2. More volatility. In addition to higher yields, we expect volatility to increase in the riskier segments of the fixed income markets, such as high-yield and emerging-market bonds. Less central bank buying means there will be less liquidity to spread around the markets. Also, as yields on risk-free bonds rise, investors may demand higher yields to hold bonds with greater credit risk. From a long-term perspective, we view the potential rise in Treasury yields as an opportunity for investors to extend the duration in their portfolios in 2022.

Another step forward for cryptocurrencies

Cryptocurrencies have exploded in popularity over the past few years, despite (or because of) their extraordinary price volatility. Last month, a Bitcoin-related ETF launched and gained nearly 5% on its first day of trading on volume that exceeded 24 million shares—the second-most highly traded ETF debut ever. The ETF holds Bitcoin futures contracts,1 not actual bitcoins.
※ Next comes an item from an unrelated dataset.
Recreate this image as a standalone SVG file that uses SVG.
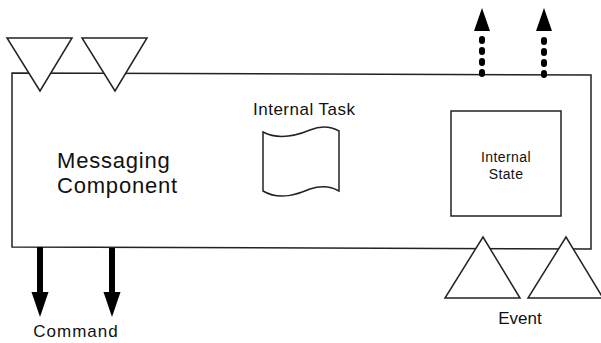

This is an important factor to be aware of because futures involve transaction costs, roll costs2 and contango3 costs, all of which could contribute to underperformance or a large tracking error versus Bitcoin spot prices. (For more on Schwab’s perspective on cryptocurrencies, please visit

The Securities and Exchange Commission generally has been skeptical of cryptocurrencies, with chairs expressing concern that the product is too volatile, that investor protections are inadequate, and that regulations are insufficient. The agency has rejected multiple applications for ETFs that invest directly in Bitcoin, but took a more lenient view of ETFs that invest in cryptocurrency futures because the futures markets are already regulated by the Commodity Futures Trading Commission.

If you’re considering investing in cryptocurrencies, you should keep the myriad risks in mind, including that the traded value of cryptocurrencies have been volatile, the market isn’t very transparent, transactions are irreversible, consumer protections are minimal or nonexistent, and regulators haven’t clarified their approach to monitoring them. We suggest that investors who want to be involved in cryptocurrencies treat them as a speculative asset primarily for trading with money outside a traditional long-term portfolio.


Kevin Gordon, Senior Investment Research Specialist, and Randy Frederick, Managing Director of Trading and Derivatives, contributed to this report.


1 With a futures contract, the investor agrees to buy or sell the underlying asset (in this case, Bitcoin) at a specified price on a specified day in the future. If on that day the asset is worth more than the agreed-upon price, the investor makes money; if the asset is worth less, the investor loses money.

2 Rollover cost is calculated as the percentage change between futures contract price for the next month and the futures contract price for the current month contract.

3 Contango is a situation where the futures price of a commodity is higher than the expected spot price of the contract at maturity.